THE Christian people who have been writing letters to the Chronicle about abortion and euthanasia are to be commended for their love of human life. However, I would like to gently remind these good Christians that Christ told us to take the chunk of wood from our own eye before trying to remove the speck of dust from the eye of our brother.
We must remember God has made us responsible for the living world (Genesis 1:26), but the damage we are doing to it is killing far more of God's creatures, including humans, than abortion or euthanasia has ever killed.
Our ballooning world population and destructive consumer lifestyle have resulted in rapidly decreasing supplies of arable land, oxygenating forests, fresh water, and essential minerals. Population experts have warned that these trends will lead to the global collapse of our consumer economy in the 2030s, followed by the traumatic deaths of nine out of every 10 people by the 2050s. (tinyurl.com/tanuku).

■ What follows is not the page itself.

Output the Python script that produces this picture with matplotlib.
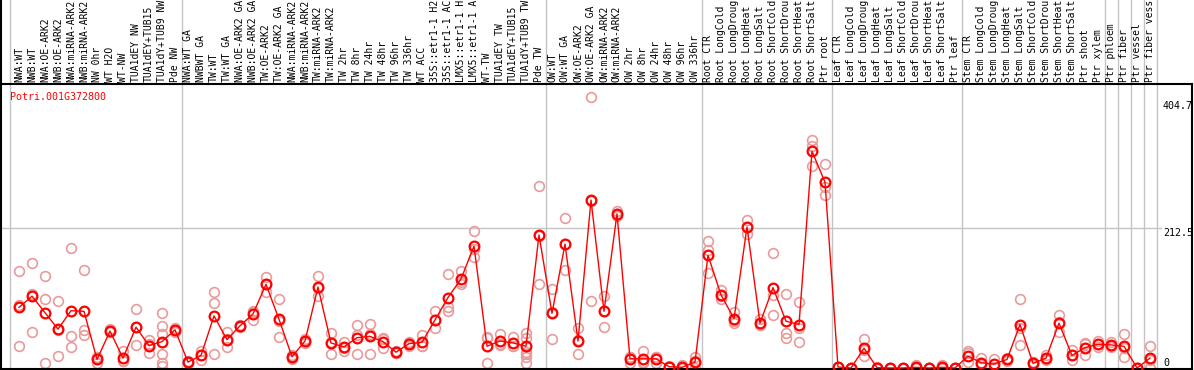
import matplotlib
matplotlib.use("Agg")
import matplotlib.pyplot as plt
import matplotlib.transforms as mtransforms
from matplotlib.lines import Line2D

# ---------------- data ----------------
gene_id = "Potri.001G372800"

labels = [
    "NWA:WT", "NWB:WT", "NWA:OE-ARK2", "NWB:OE-ARK2", "NWA:miRNA-ARK2", "NWB:miRNA-ARK2",
    "NW 0hr", "WT H2O", "WT-NW", "TUA1dEY NW", "TUA1dEY+TUB15", "TUA1dY+TUB9 NW", "Pde NW",
    "NWA:WT GA", "NWBWT GA", "TW:WT", "TW:WT GA", "NWA:OE-ARK2 GA", "NWB:OE-ARK2 GA",
    "TW:OE-ARK2", "TW:OE-ARK2 GA", "NWA:miRNA-ARK2", "NWB:miRNA-ARK2", "TW:miRNA-ARK2",
    "TW:miRNA-ARK2", "TW 2hr", "TW 8hr", "TW 24hr", "TW 48hr", "TW 96hr", "TW 336hr",
    "WT ACC", "35S::etr1-1 H2", "35S::etr1-1 AC", "LMX5::etr1-1 H", "LMX5::etr1-1 A",
    "WT-TW", "TUA1dEY TW", "TUA1dEY+TUB15", "TUA1dY+TUB9 TW", "Pde TW",
    "OW:WT", "OW:WT GA", "OW:OE-ARK2", "OW:OE-ARK2 GA", "OW:miRNA-ARK2", "OW:miRNA-ARK2",
    "OW 2hr", "OW 8hr", "OW 24hr", "OW 48hr", "OW 96hr", "OW 336hr",
    "Root CTR", "Root LongCold", "Root LongDroug", "Root LongHeat", "Root LongSalt",
    "Root ShortCold", "Root ShortDrou", "Root ShortHeat", "Root ShortSalt", "Ptr root",
    "Leaf CTR", "Leaf LongCold", "Leaf LongDroug", "Leaf LongHeat", "Leaf LongSalt",
    "Leaf ShortCold", "Leaf ShortDrou", "Leaf ShortHeat", "Leaf ShortSalt", "Ptr leaf",
    "Stem CTR", "Stem LongCold", "Stem LongDroug", "Stem LongHeat", "Stem LongSalt",
    "Stem ShortCold", "Stem ShortDrou", "Stem ShortHeat", "Stem ShortSalt", "Ptr shoot",
    "Ptr xylem", "Ptr phloem", "Ptr fiber", "Ptr vessel", "Ptr fiber vess",
]

mean_values = [
    92, 109, 84, 59, 87, 86, 13, 56, 15, 62, 34, 40, 58,
    9, 19, 79, 43, 64, 82, 127, 74, 17, 41, 123, 38, 32, 46, 48, 40, 24, 37,
    39, 73, 107, 135, 185, 33, 41, 38, 33, 202,
    83, 188, 41, 255, 86, 234, 14, 14, 14, 2, 1, 9,
    171, 111, 75, 214, 68, 122, 71, 66, 329, 282,
    1.5, 0, 30, 0.5, 0, 0, 1, 0, 1, 0,
    18, 8, 6, 13, 66, 7, 15, 68, 19, 31,
    36, 35, 33, 0, 15,
]

replicate_values = [
    [147, 34, 95], [160, 113, 54], [140, 104, 7], [102, 18, 57], [182, 49, 32],
    [149, 58, 50], [15, 7, 17], [59, 54, 56], [26, 10, 10], [90, 35, 62],
    [43, 23, 36], [84, 64, 52, 21, 7, 3], [60, 55, 58],
    [9, 7, 11], [26, 12, 20], [116, 99, 21], [54, 32, 44], [65, 62, 64],
    [87, 73, 85], [138, 116, 127], [104, 47, 72], [17, 20, 14], [44, 38, 41],
    [139, 110, 121], [53, 21, 40], [39, 26, 31], [66, 22, 50], [67, 52, 22],
    [45, 30, 44], [23, 26, 23], [39, 34, 38], [50, 34, 33], [86, 60, 73],
    [142, 92, 86], [147, 128, 131], [208, 168, 180], [45, 7, 47], [51, 35, 37],
    [47, 34, 33], [53, 45, 25, 21, 16, 8], [277, 128, 200],
    [120, 44, 85], [227, 149, 188], [60, 21, 42], [411, 101, 253], [110, 62, 86],
    [238, 230, 234], [17, 8, 17], [26, 9, 8], [17, 8, 16], [3, 1, 2], [4, 0, 0],
    [17, 0, 10],
    [193, 179, 144], [119, 105, 110], [85, 71, 69], [224, 204, 214], [74, 65, 66],
    [175, 111, 80], [112, 53, 46], [100, 60, 40], [346, 337, 307], [309, 262, 275],
    [2, 1, 2], [0, 0, 0], [44, 18, 28], [2, 0, 0], [0, 0, 0], [0, 0, 0], [5, 0, 0],
    [0, 0, 0], [5, 0, 0], [0, 0, 0],
    [26, 23, 9], [15, 6, 4], [13, 2, 2], [15, 10, 13], [104, 35, 60], [9, 5, 7],
    [20, 12, 13], [81, 54, 70], [27, 12, 19], [38, 19, 36],
    [41, 32, 36], [40, 33, 32], [52, 17, 31], [0, 0, 0], [33, 0, 12],
]

y_tick_values = [0, 212.5, 404.7]
y_tick_labels = ["0", "212.5", "404.7"]
group_boundaries = [-0.7, 12.5, 40.5, 52.5, 62.5, 72.5, 83.5, 84.5, 85.5, 86.5, 87.5]

# ---------------- layout ----------------
W, H = 1194, 370
fig = plt.figure(figsize=(W / 100, H / 100), dpi=100)
fig.patch.set_facecolor("white")

ax_left_px, ax_right_px = 1, 1192
ax_top_px, ax_bot_px = 84, 369
ax = fig.add_axes([ax_left_px / W, (H - ax_bot_px) / H,
                   (ax_right_px - ax_left_px) / W, (ax_bot_px - ax_top_px) / H])

step_px = 13.0
x0_px = 19.0
ax.set_xlim((ax_left_px - x0_px) / step_px, (ax_right_px - x0_px) / step_px)
scale = 140.0 / 212.5  # px per unit
zero_px = 368.0
ax.set_ylim(-(ax_bot_px - zero_px) / scale, (zero_px - ax_top_px) / scale)

mono = "DejaVu Sans Mono"
grid_c = "#c4c4c4"

# vertical group lines (extend through the label band)
top_ext = (ax_bot_px - 0) / (ax_bot_px - ax_top_px)
for b in group_boundaries:
    ax.axvline(b, ymin=0, ymax=top_ext, color=grid_c, lw=1.0, clip_on=False, zorder=1)

# horizontal grid at middle tick
ax.axhline(212.5, xmin=0, xmax=(1161 - ax_left_px) / (ax_right_px - ax_left_px),
           color=grid_c, lw=1.0, zorder=1)

# replicates
xs = list(range(len(labels)))
for i, reps in enumerate(replicate_values):
    ax.plot([i] * len(reps), reps, linestyle="none", marker="o", markersize=7,
            markerfacecolor="none", markeredgecolor="#ea9a9a", markeredgewidth=1.2,
            clip_on=False, zorder=2)

# mean line
ax.plot(xs, mean_values, color="#ff0000", lw=1.0, marker="o", markersize=7,
        markerfacecolor="none", markeredgecolor="#ff0000", markeredgewidth=1.6,
        clip_on=False, zorder=3)

# spines
for s in ax.spines.values():
    s.set_color("black")
    s.set_linewidth(1.5)
ax.set_xticks([])
ax.set_yticks([])

# left border through the label band
fig.add_artist(Line2D([ax_left_px / W + 0.0004] * 2, [(H - ax_top_px) / H, 1.0],
                      transform=fig.transFigure, color="black", lw=1.5))

# y tick labels at right
tick_x = (1163 - ax_left_px) / (ax_right_px - ax_left_px)
trans_y = mtransforms.blended_transform_factory(ax.transAxes, ax.transData)
for v, t in zip(y_tick_values, y_tick_labels):
    ax.text(tick_x, v, t, transform=trans_y, ha="left",
            va="bottom" if v == 0 else "top", fontsize=7.2, family=mono,
            color="black", clip_on=False)

# rotated sample labels
trans_lab = mtransforms.blended_transform_factory(ax.transData, fig.transFigure)
for i, lab in enumerate(labels):
    ax.text(i, (H - 82) / H, lab, rotation=90, ha="center", va="bottom",
            fontsize=7.0, family=mono, color="black", transform=trans_lab,
            clip_on=False)

# gene id
ax.text((10 - ax_left_px) / (ax_right_px - ax_left_px), (ax_bot_px - 97) / (ax_bot_px - ax_top_px),
        gene_id, transform=ax.transAxes, ha="left", va="center", fontsize=7.2,
        family=mono, color="#ff0000")

fig.savefig("out.png", dpi=100)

The present focus is on greenhouse gases causing catastrophic climate change. To minimise the number of untimely deaths of our children, we need to reduce global greenhouse gas emissions to about 7 billion tonnes a year, or one tonne per person.
New Zealanders are currently producing 17 tonnes per person, mostly from farm animals, travel, transport and home heating.
Instead of attacking caregivers who use euthanasia to give comfort to the dying or use abortion to keep existing children alive, it would be a lovely change if our armchair Christians wrote letters describing how they themselves have abandoned their Mammon-worshipping consumer lifestyle and reduced their production of greenhouse gases by changing to buses, bikes, a tiny home and homegrown vegetarian diet.